## Instruction:
Return precisely the span of lines from the top of the material below to the line containing "line_y = [1, 0]", both included. Pictures are excluded.

## Records to use:
***

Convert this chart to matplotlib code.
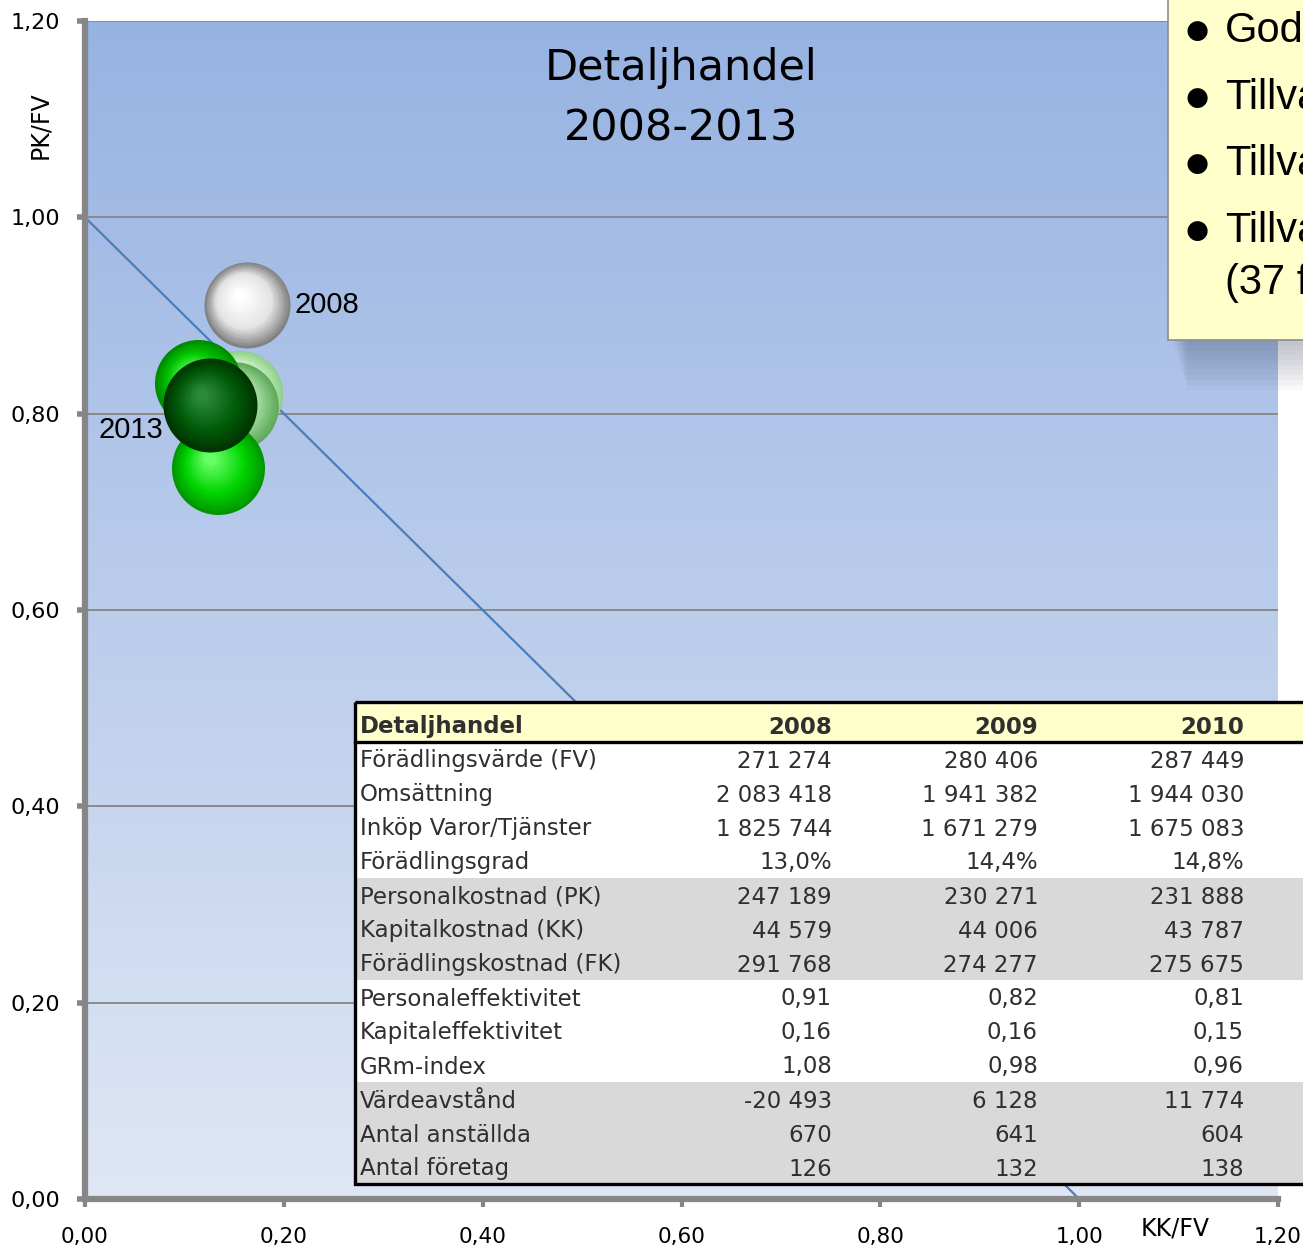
import matplotlib
matplotlib.use("Agg")
import matplotlib.pyplot as plt
import numpy as np
from matplotlib.colors import to_rgb
from matplotlib.patches import Rectangle
from matplotlib.ticker import FuncFormatter
from matplotlib.transforms import ScaledTranslation

# bubble data (KK/FV, PK/FV, storlek ~ FV)
years = ["2008", "2009", "2010", "2011", "2012", "2013"]
kk_fv = [0.163, 0.155, 0.150, 0.114, 0.134, 0.126]
pk_fv = [0.911, 0.820, 0.808, 0.831, 0.745, 0.809]
bubble_fv = [271274, 280406, 287449, 277700, 317300, 324100]

# shading per bubble: rim, mid, highlight
bubble_cols = [
    ("#808080", "#e4e4e4", "#ffffff"),
    ("#8fcf8a", "#cdf3c6", "#ecffe8"),
    ("#5ea85a", "#9ed89a", "#c8f2c4"),
    ("#008a00", "#00c400", "#5cff5c"),
    ("#009600", "#00d400", "#66ff66"),
    ("#003300", "#005a08", "#2a8a3a"),
]

line_x = [0, 1]
line_y = [1, 0]

table_title = "Detaljhandel"
table_years = ["2008", "2009", "2010"]
row_labels = ["Förädlingsvärde (FV)", "Omsättning", "Inköp Varor/Tjänster",
              "Förädlingsgrad", "Personalkostnad (PK)", "Kapitalkostnad (KK)",
              "Förädlingskostnad (FK)", "Personaleffektivitet", "Kapitaleffektivitet",
              "GRm-index", "Värdeavstånd", "Antal anställda", "Antal företag"]
col_2008 = ["271 274", "2 083 418", "1 825 744", "13,0%", "247 189", "44 579",
            "291 768", "0,91", "0,16", "1,08", "-20 493", "670", "126"]
col_2009 = ["280 406", "1 941 382", "1 671 279", "14,4%", "230 271", "44 006",
            "274 277", "0,82", "0,16", "0,98", "6 128", "641", "132"]
col_2010 = ["287 449", "1 944 030", "1 675 083", "14,8%", "231 888", "43 787",
            "275 675", "0,81", "0,15", "0,96", "11 774", "604", "138"]
gray_rows = [4, 5, 6, 10, 11, 12]

notes = ["God", "Tillva", "Tillva", "Tillva\n(37 f"]

W, H = 1303, 1247
fig = plt.figure(figsize=(W / 100, H / 100), dpi=100)
ax = fig.add_axes([85 / W, 48 / H, (1278 - 85) / W, (1199 - 21) / H])
ax.set_xlim(0, 1.2)
ax.set_ylim(0, 1.2)

# background gradient
grad = np.linspace(0, 1, 256)[:, None]
top = np.array(to_rgb("#97b3e2"))
bot = np.array(to_rgb("#dfe7f5"))
img = top[None, None, :] * (1 - grad[:, :, None]) + bot[None, None, :] * grad[:, :, None]
ax.imshow(img, extent=[0, 1.2, 0, 1.2], aspect="auto", zorder=0, origin="upper")

ax.set_axisbelow(True)
ax.set_xticks(np.arange(0, 1.21, 0.2))
ax.set_yticks(np.arange(0, 1.21, 0.2))
ax.yaxis.grid(True, color="#8a8a8a", lw=1.4)
fmt = FuncFormatter(lambda v, p: f"{v:.2f}".replace(".", ","))
ax.xaxis.set_major_formatter(fmt)
ax.yaxis.set_major_formatter(fmt)
for s in ["top", "right"]:
    ax.spines[s].set_visible(False)
for s in ["left", "bottom"]:
    ax.spines[s].set_color("#868686")
    ax.spines[s].set_linewidth(4.5)
ax.tick_params(axis="y", direction="out", length=6, width=4, color="#868686",
               labelsize=16, pad=12)
ax.tick_params(axis="x", direction="out", length=6, width=3, color="#868686",
               labelsize=15.5, pad=14)
ax.text(-0.045, 1.094, "PK/FV", rotation=90, fontsize=17, ha="center", va="center",
        clip_on=False)
ax.text(1.097, -0.03, "KK/FV", fontsize=17, ha="center", va="center", clip_on=False)

ax.text(0.6, 1.1215, "Detaljhandel\n2008-2013", fontsize=31, ha="center", va="center",
        linespacing=1.55, zorder=6)

ax.plot(line_x, line_y, color="#4a7ebb", lw=1.6, zorder=2, clip_on=False)


def sphere(x, y, d, cols, z):
    rim, mid, hi = [np.array(to_rgb(c)) for c in cols]
    n = 32
    for i in range(n):
        t = i / (n - 1)
        r = d / 2 * (1 - 0.88 * t)
        off = (d / 2 - r) * 0.7
        dx, dy = -0.3 * off, 0.35 * off
        if t < 0.4:
            c = rim + (mid - rim) * (t / 0.4)
        else:
            c = mid + (hi - mid) * ((t - 0.4) / 0.6)
        tr = ax.transData + ScaledTranslation(dx / 100, dy / 100, fig.dpi_scale_trans)
        ax.scatter([x], [y], s=(2 * r * 0.72) ** 2, color=np.clip(c, 0, 1),
                   transform=tr, zorder=z, linewidths=0)


for i, yr in enumerate(years):
    d = 86 * np.sqrt(bubble_fv[i] / bubble_fv[0])
    sphere(kk_fv[i], pk_fv[i], d, bubble_cols[i], 3 + i)

ax.annotate(years[0], (kk_fv[0], pk_fv[0]), xytext=(34, 0), textcoords="offset points",
            fontsize=21, family="Liberation Sans", ha="left", va="center", zorder=10)
ax.annotate(years[-1], (kk_fv[-1], pk_fv[-1]), xytext=(-34, -18), textcoords="offset points",
            fontsize=21, family="Liberation Sans", ha="right", va="center", zorder=10)

# overlay in pixel coordinates: table and note box
tax = fig.add_axes([0, 0, 1, 1], zorder=5)
tax.set_xlim(0, W)
tax.set_ylim(H, 0)
tax.axis("off")

tl, tt, hb, rh = 355, 702, 742, 34
tb = hb + rh * len(row_labels)
tax.add_patch(Rectangle((tl, tt), W + 20 - tl, tb - tt, facecolor="white", edgecolor="none"))
tax.add_patch(Rectangle((tl, tt), W + 20 - tl, hb - tt, facecolor="#ffffcc", edgecolor="none"))
for r in gray_rows:
    tax.add_patch(Rectangle((tl, hb + rh * r), W + 20 - tl, rh, facecolor="#d9d9d9",
                            edgecolor="none"))
tax.add_patch(Rectangle((tl, tt), W + 20 - tl, tb - tt, facecolor="none",
                        edgecolor="black", lw=2.4))
tax.plot([tl, W + 20], [hb, hb], color="black", lw=2.4)

col_right = [832, 1038, 1244]
tc = "#2f2f2f"
tax.text(tl + 5, (tt + hb) / 2 + 5, table_title, fontsize=16.5, fontweight="bold", color=tc,
         ha="left", va="center")
for j, yr in enumerate(table_years):
    tax.text(col_right[j], (tt + hb) / 2 + 5, yr, fontsize=16.5, fontweight="bold", color=tc,
             ha="right", va="center")
cols = [col_2008, col_2009, col_2010]
for i, lab in enumerate(row_labels):
    yc = hb + rh * i + rh / 2 + 2
    tax.text(tl + 5, yc, lab, fontsize=16.5, color=tc, ha="left", va="center")
    for j in range(3):
        tax.text(col_right[j], yc, cols[j][i], fontsize=16.5, color=tc, ha="right", va="center")

# note box with shadow
bl, bt, bbot = 1168, -5, 340
for k in range(10, 0, -1):
    tax.add_patch(Rectangle((bl + 4 + k * 1.5, bt), W - bl, bbot - bt + k * 5,
                            facecolor="#404a60", alpha=0.035, edgecolor="none"))
tax.add_patch(Rectangle((bl, bt), W - bl + 20, bbot - bt, facecolor="#ffffcc",
                        edgecolor="#8c8c8c", lw=1.2))
note_y = [30, 97, 163, 230]
for txt, yy in zip(notes, note_y):
    tax.text(1197, yy + 1, "\u25cf", fontsize=19, ha="center", va="center", family="DejaVu Sans")
    tax.text(1225, yy - 19, txt, fontsize=30, ha="left", va="top", family="Liberation Sans",
             linespacing=1.4)

fig.savefig("out.png", dpi=100)
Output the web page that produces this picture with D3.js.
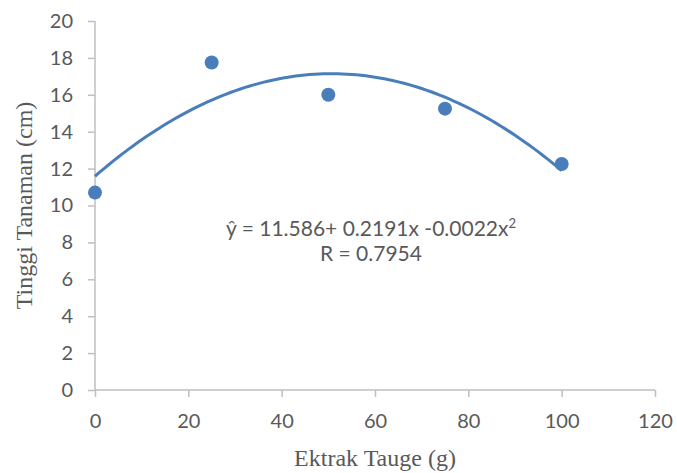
<!DOCTYPE html>
<html>
<head>
<meta charset="utf-8">
<script src="https://cdn.jsdelivr.net/npm/d3@7"></script>
<style>
  body { margin: 0; background: #fff; }
  svg { display: block; }
</style>
</head>
<body>
<svg width="677" height="473"></svg>
<script>
// data
var doses = [0, 25, 50, 75, 100];
var heights = [10.7, 17.75, 16.0, 15.25, 12.25];
// trendline as drawn (label shows the rounded -0.0022)
var coef = [11.586, 0.2191, -0.00216];
var xTicks = [0, 20, 40, 60, 80, 100, 120];
var yTicks = [0, 2, 4, 6, 8, 10, 12, 14, 16, 18, 20];
var eqLine = 'ŷ = 11.586+ 0.2191x -0.0022x';
var rLine = 'R = 0.7954';

var width = 677;
var height = 473;
var margin = {top: 21, bottom: 83, left: 95, right: 22};

var svg = d3.select('svg');

var xScale = d3.scaleLinear()
    .domain([0, 120])
    .range([margin.left, width - margin.right]);
var yScale = d3.scaleLinear()
    .domain([0, 20])
    .range([height - margin.bottom, margin.top]);

var axisColor = '#bfbfbf';
var textColor = '#595959';
var tickFont = 'Lato, "Open Sans", sans-serif';
var titleFont = '"Liberation Serif", "Times New Roman", serif';

// axes
var xAxis = d3.axisBottom(xScale).tickValues(xTicks).tickSize(7).tickPadding(17);
var yAxis = d3.axisLeft(yScale).tickValues(yTicks).tickSize(7).tickPadding(15);

var gx = svg.append('g')
    .attr('transform', 'translate(' + [0, yScale(0)] + ')')
    .call(xAxis);
var gy = svg.append('g')
    .attr('transform', 'translate(' + [xScale(0), 0] + ')')
    .call(yAxis);

[gx, gy].forEach(function(g) {
    g.select('.domain').attr('stroke', axisColor).attr('stroke-width', 1.5);
    g.selectAll('.tick line').attr('stroke', axisColor).attr('stroke-width', 1.5);
    g.selectAll('.tick text')
        .attr('fill', textColor)
        .style('font-family', tickFont)
        .style('font-size', '20px');
});
gx.select('.domain').attr('d', 'M' + xScale(0) + ',0H' + xScale(120));
gy.select('.domain').attr('d', 'M0,' + yScale(0) + 'V' + yScale(20));

// trendline
var curve = d3.range(0, 100.5, 1).map(function(x) {
    return [x, coef[0] + coef[1] * x + coef[2] * x * x];
});
svg.append('path')
    .datum(curve)
    .attr('fill', 'none')
    .attr('stroke', '#4a7ebb')
    .attr('stroke-width', 3)
    .attr('d', d3.line().x(d => xScale(d[0])).y(d => yScale(d[1])));

// points
svg.selectAll('circle.pt')
    .data(doses)
    .enter().append('circle')
    .attr('class', 'pt')
    .attr('cx', d => xScale(d))
    .attr('cy', (d, i) => yScale(heights[i]))
    .attr('r', 7)
    .attr('fill', '#4a7ebb');

// equation label
var eq = svg.append('text')
    .attr('x', 371)
    .attr('y', 236)
    .attr('text-anchor', 'middle')
    .attr('fill', textColor)
    .style('font-family', tickFont)
    .style('font-size', '21px');
eq.append('tspan').text(eqLine);
eq.append('tspan').attr('dy', -8).style('font-size', '13px').text('2');

svg.append('text')
    .attr('x', 371)
    .attr('y', 261)
    .attr('text-anchor', 'middle')
    .attr('fill', textColor)
    .style('font-family', tickFont)
    .style('font-size', '21px')
    .text(rLine);

// axis titles
svg.append('text')
    .attr('x', xScale(60))
    .attr('y', 466)
    .attr('text-anchor', 'middle')
    .attr('fill', textColor)
    .style('font-family', titleFont)
    .style('font-size', '24px')
    .text('Ektrak Tauge (g)');

svg.append('text')
    .attr('transform', 'translate(32,' + yScale(10) + ') rotate(-90)')
    .attr('text-anchor', 'middle')
    .attr('fill', textColor)
    .style('font-family', titleFont)
    .style('font-size', '24px')
    .text('Tinggi Tanaman (cm)');
</script>
</body>
</html>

***

## Result:
Convert this chart to matplotlib code.
import matplotlib
matplotlib.use("Agg")
import matplotlib.pyplot as plt
import numpy as np
from matplotlib.colors import to_rgb
from matplotlib.patches import Rectangle
from matplotlib.ticker import FuncFormatter
from matplotlib.transforms import ScaledTranslation

# bubble data (KK/FV, PK/FV, storlek ~ FV)
years = ["2008", "2009", "2010", "2011", "2012", "2013"]
kk_fv = [0.163, 0.155, 0.150, 0.114, 0.134, 0.126]
pk_fv = [0.911, 0.820, 0.808, 0.831, 0.745, 0.809]
bubble_fv = [271274, 280406, 287449, 277700, 317300, 324100]

# shading per bubble: rim, mid, highlight
bubble_cols = [
    ("#808080", "#e4e4e4", "#ffffff"),
    ("#8fcf8a", "#cdf3c6", "#ecffe8"),
    ("#5ea85a", "#9ed89a", "#c8f2c4"),
    ("#008a00", "#00c400", "#5cff5c"),
    ("#009600", "#00d400", "#66ff66"),
    ("#003300", "#005a08", "#2a8a3a"),
]

line_x = [0, 1]
line_y = [1, 0]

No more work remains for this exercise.